How Peace Corps Volunteers changed my life

By Reda Dihimine
Oct. 24, 2017

When I was 14, I heard that an American Peace Corps Volunteer was teaching English classes in my town, Amizmiz, situated in the high Atlas Mountains of Morocco.

Nathaniel, or Samir, his chosen Moroccan name, was my first English teacher. When I joined his class, I did not speak any English at all, but he spoke my Moroccan dialect so it was easy to communicate with him. He was an excellent teacher.

Our friendship grew fast because of my ambition to learn English and because we lived very close to each other. We used to hang out with friends almost every evening, and go over to each other’s houses for meals, especially during holidays like Ramadan and Thanksgiving. Samir was like a big brother to all of us, and was loved by everyone in the community. 

The classroom in Amizmiz where Samir had his first English lessons.
The classroom in Amizmiz where Samir had his first English lessons.

I have two special memories of Samir. My first memory is of the time his girlfriend (now wife) came from the U.S. to visit him in Morocco during Christmas. She brought us candy canes— something we had only ever seen in American movies! They were so special that I shared them with my siblings.

Another special memory is of the time Samir sent me a postcard and playing cards with a picture of the Golden Gate Bridge on them. It was the first package I had ever received from the U.S, and the start of a dream: to see the Golden Gate bridge in real life!

After Samir left Morocco in 2010, Justin, or Yassine, took his place as the new Peace Corps Volunteer. At the time the garage we used as a classroom had closed permanently. Instead we took daily walks in the streets and discussed different topics. As my English and his Moroccan Arabic improved, we were able to talk about religion, politics, and culture.

During this time I was in my second year of high school, and my goal was to attend college in the U.S. The two of us spent a lot of time on the computer looking at colleges, admission requirements, and scholarships. It was so helpful to know about all the tests that I needed to take! He also provided me with GRE and SAT preparation books. 

Reda Dihimine and PCV Samir on Samir's wedding day.
Reda and Samir on Samir's wedding day.

Elizabeth, or Laila, was my last Peace Corps Volunteer and friend. She taught me advanced English on a weekly basis, and sometimes we would hang out in the city. She is still in my hometown helping to turn an abandoned piece of land into a park.

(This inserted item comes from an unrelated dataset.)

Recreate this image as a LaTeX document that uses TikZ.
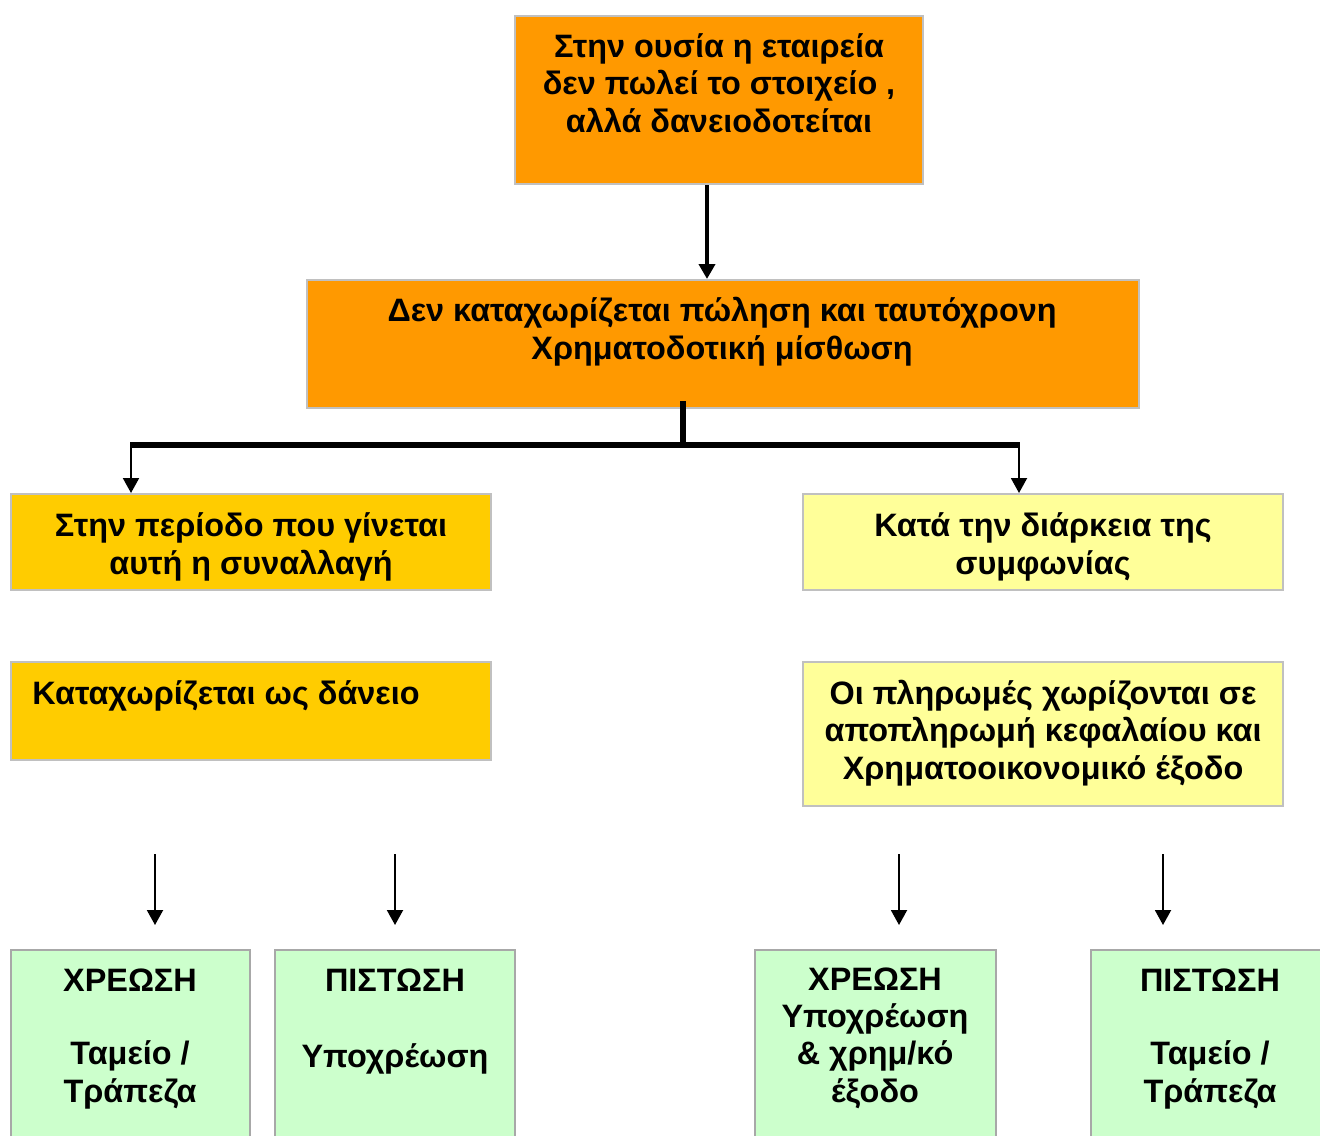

I became known in my town as the friend of Peace Corps Volunteers who spoke very good English. So I started helping students from my community learn English and study for the national exam. At the same time, I was involved in cultural exchange programs, such as Morocco Exchange; I, Like You, Tours; and Imprinted Abroad, which were founded by former Peace Corps Volunteers who served in African countries. My role was to host American students in my home and teach them about my culture. I made a lot of friends through these programs, and one of them even became my wife!

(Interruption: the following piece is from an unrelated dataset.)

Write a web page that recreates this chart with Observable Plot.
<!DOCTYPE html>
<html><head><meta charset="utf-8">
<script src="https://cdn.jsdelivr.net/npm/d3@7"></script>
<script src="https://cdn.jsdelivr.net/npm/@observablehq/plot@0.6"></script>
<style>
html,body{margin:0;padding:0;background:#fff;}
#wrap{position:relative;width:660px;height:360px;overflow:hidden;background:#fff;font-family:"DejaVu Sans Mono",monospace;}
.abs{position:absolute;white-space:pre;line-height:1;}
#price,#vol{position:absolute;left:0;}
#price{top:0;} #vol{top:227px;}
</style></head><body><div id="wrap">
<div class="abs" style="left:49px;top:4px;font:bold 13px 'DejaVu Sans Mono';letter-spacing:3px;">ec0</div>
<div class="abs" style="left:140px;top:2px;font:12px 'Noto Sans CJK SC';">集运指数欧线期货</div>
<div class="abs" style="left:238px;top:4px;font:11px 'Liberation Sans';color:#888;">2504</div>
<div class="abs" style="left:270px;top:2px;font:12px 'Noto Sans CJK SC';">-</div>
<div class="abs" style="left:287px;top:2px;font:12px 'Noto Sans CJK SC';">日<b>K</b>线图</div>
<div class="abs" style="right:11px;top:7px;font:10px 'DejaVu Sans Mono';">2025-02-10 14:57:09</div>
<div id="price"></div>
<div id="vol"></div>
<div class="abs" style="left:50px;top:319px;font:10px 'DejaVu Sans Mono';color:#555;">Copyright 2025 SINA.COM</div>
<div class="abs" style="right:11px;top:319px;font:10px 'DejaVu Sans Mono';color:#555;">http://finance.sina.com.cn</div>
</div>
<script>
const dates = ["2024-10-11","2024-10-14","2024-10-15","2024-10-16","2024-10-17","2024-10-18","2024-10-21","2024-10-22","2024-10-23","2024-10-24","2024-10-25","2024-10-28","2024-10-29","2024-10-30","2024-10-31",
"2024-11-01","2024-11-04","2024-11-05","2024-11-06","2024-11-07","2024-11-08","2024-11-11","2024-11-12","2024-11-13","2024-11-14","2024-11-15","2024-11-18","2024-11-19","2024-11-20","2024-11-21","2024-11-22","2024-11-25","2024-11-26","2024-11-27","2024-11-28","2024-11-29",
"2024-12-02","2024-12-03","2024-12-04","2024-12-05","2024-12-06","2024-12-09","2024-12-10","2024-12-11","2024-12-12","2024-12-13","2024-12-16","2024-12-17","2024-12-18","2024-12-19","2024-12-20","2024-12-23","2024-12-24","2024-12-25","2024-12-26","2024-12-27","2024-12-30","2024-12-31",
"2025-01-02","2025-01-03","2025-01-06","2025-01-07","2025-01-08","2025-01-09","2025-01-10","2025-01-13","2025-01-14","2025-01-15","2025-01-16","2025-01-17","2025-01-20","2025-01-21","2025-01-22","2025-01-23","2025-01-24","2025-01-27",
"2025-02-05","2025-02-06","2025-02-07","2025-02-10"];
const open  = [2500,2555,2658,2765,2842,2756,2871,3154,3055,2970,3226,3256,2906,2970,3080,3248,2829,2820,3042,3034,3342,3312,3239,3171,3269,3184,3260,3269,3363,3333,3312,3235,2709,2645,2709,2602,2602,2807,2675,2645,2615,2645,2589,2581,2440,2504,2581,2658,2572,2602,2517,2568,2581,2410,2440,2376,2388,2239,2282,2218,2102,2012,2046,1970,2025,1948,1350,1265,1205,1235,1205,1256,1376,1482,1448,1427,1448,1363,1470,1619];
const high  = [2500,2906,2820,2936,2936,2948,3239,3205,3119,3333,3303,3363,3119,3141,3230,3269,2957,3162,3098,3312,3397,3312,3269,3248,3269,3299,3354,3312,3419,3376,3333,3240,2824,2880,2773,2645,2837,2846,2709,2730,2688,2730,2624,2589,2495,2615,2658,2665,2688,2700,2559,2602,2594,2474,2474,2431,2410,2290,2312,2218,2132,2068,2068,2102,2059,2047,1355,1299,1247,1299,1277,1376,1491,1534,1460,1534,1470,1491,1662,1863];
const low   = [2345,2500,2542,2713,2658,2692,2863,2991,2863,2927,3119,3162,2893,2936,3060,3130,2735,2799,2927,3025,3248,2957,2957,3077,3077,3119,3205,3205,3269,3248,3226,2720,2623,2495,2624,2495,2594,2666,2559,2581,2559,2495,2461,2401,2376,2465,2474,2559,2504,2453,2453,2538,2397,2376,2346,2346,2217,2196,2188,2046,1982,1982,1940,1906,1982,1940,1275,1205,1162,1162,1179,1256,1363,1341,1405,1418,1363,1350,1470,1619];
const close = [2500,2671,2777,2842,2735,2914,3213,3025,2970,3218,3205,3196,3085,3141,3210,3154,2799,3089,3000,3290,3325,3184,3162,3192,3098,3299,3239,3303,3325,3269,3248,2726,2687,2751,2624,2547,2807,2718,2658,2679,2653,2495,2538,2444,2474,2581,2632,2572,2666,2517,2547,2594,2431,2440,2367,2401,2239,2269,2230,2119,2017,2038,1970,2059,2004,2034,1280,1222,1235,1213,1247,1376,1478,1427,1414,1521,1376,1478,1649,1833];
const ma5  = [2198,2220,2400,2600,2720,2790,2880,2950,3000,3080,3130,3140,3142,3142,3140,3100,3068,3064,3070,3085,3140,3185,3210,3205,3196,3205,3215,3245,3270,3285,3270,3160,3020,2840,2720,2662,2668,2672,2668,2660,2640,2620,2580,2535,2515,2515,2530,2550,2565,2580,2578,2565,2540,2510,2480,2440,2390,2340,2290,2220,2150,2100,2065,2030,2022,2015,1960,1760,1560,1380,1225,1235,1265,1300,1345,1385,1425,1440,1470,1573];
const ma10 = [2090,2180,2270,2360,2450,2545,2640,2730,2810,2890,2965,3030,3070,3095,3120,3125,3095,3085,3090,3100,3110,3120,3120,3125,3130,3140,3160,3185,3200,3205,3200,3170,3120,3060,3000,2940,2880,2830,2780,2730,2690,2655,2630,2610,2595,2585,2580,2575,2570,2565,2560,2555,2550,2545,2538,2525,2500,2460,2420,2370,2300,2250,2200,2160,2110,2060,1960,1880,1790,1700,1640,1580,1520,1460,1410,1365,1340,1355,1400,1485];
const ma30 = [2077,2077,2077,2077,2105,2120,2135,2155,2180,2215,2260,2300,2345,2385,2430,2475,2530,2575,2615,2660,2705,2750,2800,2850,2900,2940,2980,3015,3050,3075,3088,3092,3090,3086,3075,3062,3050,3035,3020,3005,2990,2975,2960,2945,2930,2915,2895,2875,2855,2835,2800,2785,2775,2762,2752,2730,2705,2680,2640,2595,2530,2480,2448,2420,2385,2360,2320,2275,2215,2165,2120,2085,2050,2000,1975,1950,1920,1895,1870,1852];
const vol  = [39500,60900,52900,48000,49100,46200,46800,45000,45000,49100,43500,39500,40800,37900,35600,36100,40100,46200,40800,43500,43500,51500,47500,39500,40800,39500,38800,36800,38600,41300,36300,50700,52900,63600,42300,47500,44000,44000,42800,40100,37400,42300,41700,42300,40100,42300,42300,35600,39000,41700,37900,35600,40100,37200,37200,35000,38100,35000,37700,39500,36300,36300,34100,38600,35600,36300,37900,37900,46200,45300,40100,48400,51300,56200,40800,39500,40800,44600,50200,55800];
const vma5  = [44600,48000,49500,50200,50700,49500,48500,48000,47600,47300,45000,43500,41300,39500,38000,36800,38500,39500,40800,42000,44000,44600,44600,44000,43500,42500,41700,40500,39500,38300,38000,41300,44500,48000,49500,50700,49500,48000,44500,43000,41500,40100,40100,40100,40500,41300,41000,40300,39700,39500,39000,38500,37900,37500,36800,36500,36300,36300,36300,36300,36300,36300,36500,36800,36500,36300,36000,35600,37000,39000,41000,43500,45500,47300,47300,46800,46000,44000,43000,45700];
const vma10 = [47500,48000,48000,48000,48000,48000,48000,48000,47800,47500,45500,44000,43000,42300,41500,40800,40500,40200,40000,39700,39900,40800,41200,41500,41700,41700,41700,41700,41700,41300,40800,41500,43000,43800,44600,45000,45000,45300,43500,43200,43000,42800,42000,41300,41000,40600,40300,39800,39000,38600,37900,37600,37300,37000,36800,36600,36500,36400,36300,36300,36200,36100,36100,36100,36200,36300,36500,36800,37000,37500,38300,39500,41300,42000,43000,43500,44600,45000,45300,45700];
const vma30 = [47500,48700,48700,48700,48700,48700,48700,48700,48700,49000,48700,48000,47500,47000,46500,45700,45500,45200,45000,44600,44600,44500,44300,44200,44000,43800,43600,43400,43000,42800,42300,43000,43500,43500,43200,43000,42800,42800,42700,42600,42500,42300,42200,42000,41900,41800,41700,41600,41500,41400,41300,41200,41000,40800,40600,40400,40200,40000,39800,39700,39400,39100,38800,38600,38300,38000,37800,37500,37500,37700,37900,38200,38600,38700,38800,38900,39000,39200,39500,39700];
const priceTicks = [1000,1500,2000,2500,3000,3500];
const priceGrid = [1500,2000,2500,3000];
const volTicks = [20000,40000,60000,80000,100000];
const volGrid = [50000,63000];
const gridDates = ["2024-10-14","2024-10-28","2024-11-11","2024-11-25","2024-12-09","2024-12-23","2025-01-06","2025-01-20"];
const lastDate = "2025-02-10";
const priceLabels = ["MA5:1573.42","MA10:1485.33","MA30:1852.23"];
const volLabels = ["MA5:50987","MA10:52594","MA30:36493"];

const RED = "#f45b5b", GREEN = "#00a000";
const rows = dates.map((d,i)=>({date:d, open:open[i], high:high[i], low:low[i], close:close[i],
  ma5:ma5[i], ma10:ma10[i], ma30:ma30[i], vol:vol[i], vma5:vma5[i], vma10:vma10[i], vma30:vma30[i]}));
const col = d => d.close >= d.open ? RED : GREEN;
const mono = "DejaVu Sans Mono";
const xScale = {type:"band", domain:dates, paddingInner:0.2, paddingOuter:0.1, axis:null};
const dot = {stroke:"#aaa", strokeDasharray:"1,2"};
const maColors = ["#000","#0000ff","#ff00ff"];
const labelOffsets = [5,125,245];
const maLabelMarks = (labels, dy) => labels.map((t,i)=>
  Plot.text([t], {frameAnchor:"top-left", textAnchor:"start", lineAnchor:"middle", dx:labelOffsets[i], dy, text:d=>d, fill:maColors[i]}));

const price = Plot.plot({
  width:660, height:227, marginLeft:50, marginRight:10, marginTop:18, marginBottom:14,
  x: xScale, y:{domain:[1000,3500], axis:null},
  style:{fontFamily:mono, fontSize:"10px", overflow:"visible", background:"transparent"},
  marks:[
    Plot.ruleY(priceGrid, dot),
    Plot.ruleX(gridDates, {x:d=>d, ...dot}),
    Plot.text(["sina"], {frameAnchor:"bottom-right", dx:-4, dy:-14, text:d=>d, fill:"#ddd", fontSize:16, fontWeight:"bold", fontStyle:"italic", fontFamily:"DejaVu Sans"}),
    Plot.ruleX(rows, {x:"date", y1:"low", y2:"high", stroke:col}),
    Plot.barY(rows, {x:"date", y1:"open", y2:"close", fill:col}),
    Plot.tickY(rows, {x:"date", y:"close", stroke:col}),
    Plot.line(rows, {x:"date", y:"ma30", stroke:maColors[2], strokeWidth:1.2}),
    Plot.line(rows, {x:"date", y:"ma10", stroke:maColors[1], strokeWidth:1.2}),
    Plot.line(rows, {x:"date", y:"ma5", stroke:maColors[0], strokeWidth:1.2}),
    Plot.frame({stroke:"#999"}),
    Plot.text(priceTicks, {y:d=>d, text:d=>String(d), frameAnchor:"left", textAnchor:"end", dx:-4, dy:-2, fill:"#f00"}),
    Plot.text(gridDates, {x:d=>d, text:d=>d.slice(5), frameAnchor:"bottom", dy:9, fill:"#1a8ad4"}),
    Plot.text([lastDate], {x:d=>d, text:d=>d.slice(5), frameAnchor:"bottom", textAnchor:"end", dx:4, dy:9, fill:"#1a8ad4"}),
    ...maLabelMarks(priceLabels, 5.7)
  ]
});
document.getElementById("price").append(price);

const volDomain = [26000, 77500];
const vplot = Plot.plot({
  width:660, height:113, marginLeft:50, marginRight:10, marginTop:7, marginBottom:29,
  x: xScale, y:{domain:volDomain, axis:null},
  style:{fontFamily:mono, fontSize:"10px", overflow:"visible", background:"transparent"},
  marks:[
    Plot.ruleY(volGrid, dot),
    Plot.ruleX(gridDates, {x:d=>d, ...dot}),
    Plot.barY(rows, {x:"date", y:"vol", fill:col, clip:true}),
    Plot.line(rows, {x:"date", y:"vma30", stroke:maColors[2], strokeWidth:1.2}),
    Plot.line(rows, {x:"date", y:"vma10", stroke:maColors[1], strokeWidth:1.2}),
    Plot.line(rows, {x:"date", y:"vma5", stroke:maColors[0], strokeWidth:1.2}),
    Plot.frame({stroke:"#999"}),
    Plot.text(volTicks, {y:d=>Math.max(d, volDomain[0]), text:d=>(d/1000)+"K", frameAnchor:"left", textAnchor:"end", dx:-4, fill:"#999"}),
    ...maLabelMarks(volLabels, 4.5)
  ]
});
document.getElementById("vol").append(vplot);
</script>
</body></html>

Peace Corps changed my life in multiple ways. I was able to learn English and speak it fluently. I was exposed to American culture, which made my transition to the U.S. very easy. I experienced the impact of community service and I made friends from different parts of the world.

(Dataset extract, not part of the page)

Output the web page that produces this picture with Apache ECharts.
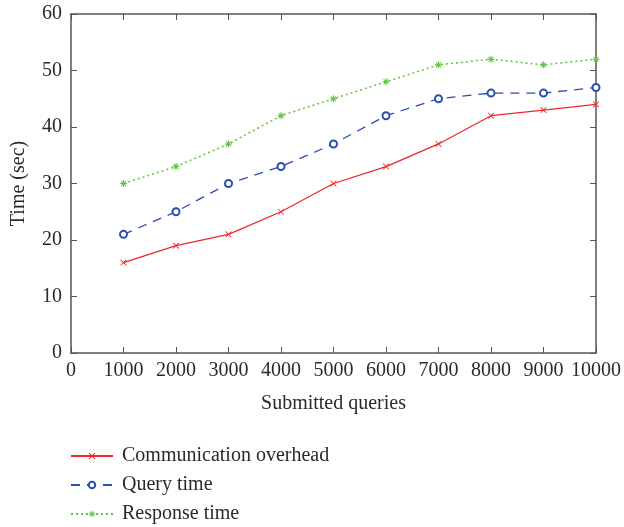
<!DOCTYPE html>
<html><head><meta charset="utf-8">
<script src="https://cdn.jsdelivr.net/npm/echarts@6/dist/echarts.min.js"></script>
<style>html,body{margin:0;padding:0;background:#fff}#c{width:624px;height:527px}</style>
</head><body><div id="c"></div>
<script>
var xValues = [1000,2000,3000,4000,5000,6000,7000,8000,9000,10000];
var commOverhead = [16,19,21,25,30,33,37,42,43,44];
var queryTime = [21,25,30,33,37,42,45,46,46,47];
var responseTime = [30,33,37,42,45,48,51,52,51,52];
var seriesNames = ['Communication overhead','Query time','Response time'];

function pairs(v){ return xValues.map(function(x,i){return [x,v[i]];}); }
var font = 'Liberation Serif';
var fs = 20;
var axisCol = '#555';
var txt = '#2a2a2a';
var chart = echarts.init(document.getElementById('c'));
var xMark = 'path://M0,0L1,0L5,4L9,0L10,0L10,1L6,5L10,9L10,10L9,10L5,6L1,10L0,10L0,9L4,5L0,1Z';
var starMark = 'path://M4.3,0H5.7V3.3L8.0,1L9,2L6.7,4.3H10V5.7H6.7L9,8L8,9L5.7,6.7V10H4.3V6.7L2,9L1,8L3.3,5.7H0V4.3H3.3L1,2L2,1L4.3,3.3Z';
chart.setOption({
  animation:false,
  grid:{left:71,right:25,top:14,bottom:174},
  xAxis:[{type:'value',min:0,max:10000,interval:1000,
    name:'Submitted queries',nameLocation:'middle',nameGap:41,
    nameTextStyle:{fontFamily:font,fontSize:fs,color:txt},
    axisLine:{onZero:false,lineStyle:{color:axisCol,width:1.5}},
    axisTick:{inside:true,length:6,lineStyle:{color:axisCol}},
    axisLabel:{fontFamily:font,fontSize:fs,color:txt,margin:8,formatter:function(v){return String(v);}},
    splitLine:{show:false}},
   {type:'value',position:'top',min:0,max:10000,interval:1000,
    axisLine:{onZero:false,lineStyle:{color:axisCol,width:1.5}},
    axisTick:{inside:true,length:6,lineStyle:{color:axisCol}},
    axisLabel:{show:false},splitLine:{show:false}}],
  yAxis:[{type:'value',min:0,max:60,interval:10,
    name:'Time (sec)',nameLocation:'middle',nameGap:42,nameRotate:90,
    nameTextStyle:{fontFamily:font,fontSize:fs,color:txt},
    axisLine:{show:true,onZero:false,lineStyle:{color:axisCol,width:1.5}},
    axisTick:{show:true,inside:true,length:6,lineStyle:{color:axisCol}},
    axisLabel:{fontFamily:font,fontSize:fs,color:txt,margin:9},
    splitLine:{show:false}},
   {type:'value',position:'right',min:0,max:60,interval:10,
    axisLine:{show:true,onZero:false,lineStyle:{color:axisCol,width:1.5}},
    axisTick:{show:true,inside:true,length:6,lineStyle:{color:axisCol}},
    axisLabel:{show:false},splitLine:{show:false}}],
  legend:{orient:'vertical',left:70,top:446,height:90,itemWidth:42,itemHeight:8,itemGap:9,
    padding:0,textStyle:{fontFamily:font,fontSize:fs,color:txt,padding:[0,0,0,4]},
    data:seriesNames},
  series:[
    {name:seriesNames[0],type:'line',data:pairs(commOverhead),symbol:xMark,symbolSize:6,
     lineStyle:{color:'#f0262b',width:1.3},itemStyle:{color:'#f0262b'}},
    {name:seriesNames[1],type:'line',data:pairs(queryTime),symbol:'emptyCircle',symbolSize:7,
     lineStyle:{color:'#2b4fb0',width:1.3,type:[9,7]},itemStyle:{color:'#2b4fb0',borderWidth:1.3}},
    {name:seriesNames[2],type:'line',data:pairs(responseTime),symbol:starMark,symbolSize:7,
     lineStyle:{color:'#5fc53a',width:1.5,type:[2,3]},itemStyle:{color:'#5fc53a'}}
  ]
});
</script></body></html>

Peace Corps Volunteer Laila (2nd from left) with Reda and other students.
Peace Corps Volunteer Laila (2nd from left) with Reda and other students.

I emigrated to the U.S two years ago. I still remember how surreal my first day was, when I reunited with Samir and saw the Golden Gate Bridge all in one day! Now we often bike or walk around San Francisco the same way we did in Amizmiz. Last year, I even saw him get married to the woman who brought us candy canes years ago!

Reda Dihimine reunited with returned Volunteer Justin in Nashville.
Reda met with returned Volunteer Justin in Nashville.

I also got the chance to meet up with Yassine when I visited Nashville. It was so fun to catch up while he showed me around his town. Since I’ve been in the U.S., I’ve also met up with friends I made through cultural exchange programs back in Morocco.

My dream of attending an American college came true as well. I am currently enrolled at San Francisco State University as an anthropology and pre-med student. My goal is to become a doctor and join nongovernmental organizations to help communities in need. 

As someone who grew up in a small, impoverished town in Africa, I witnessed the impact of service organizations. Moreover, as someone whose life was changed because of Peace Corps, I want to dedicate my life to changing other people's lives as well.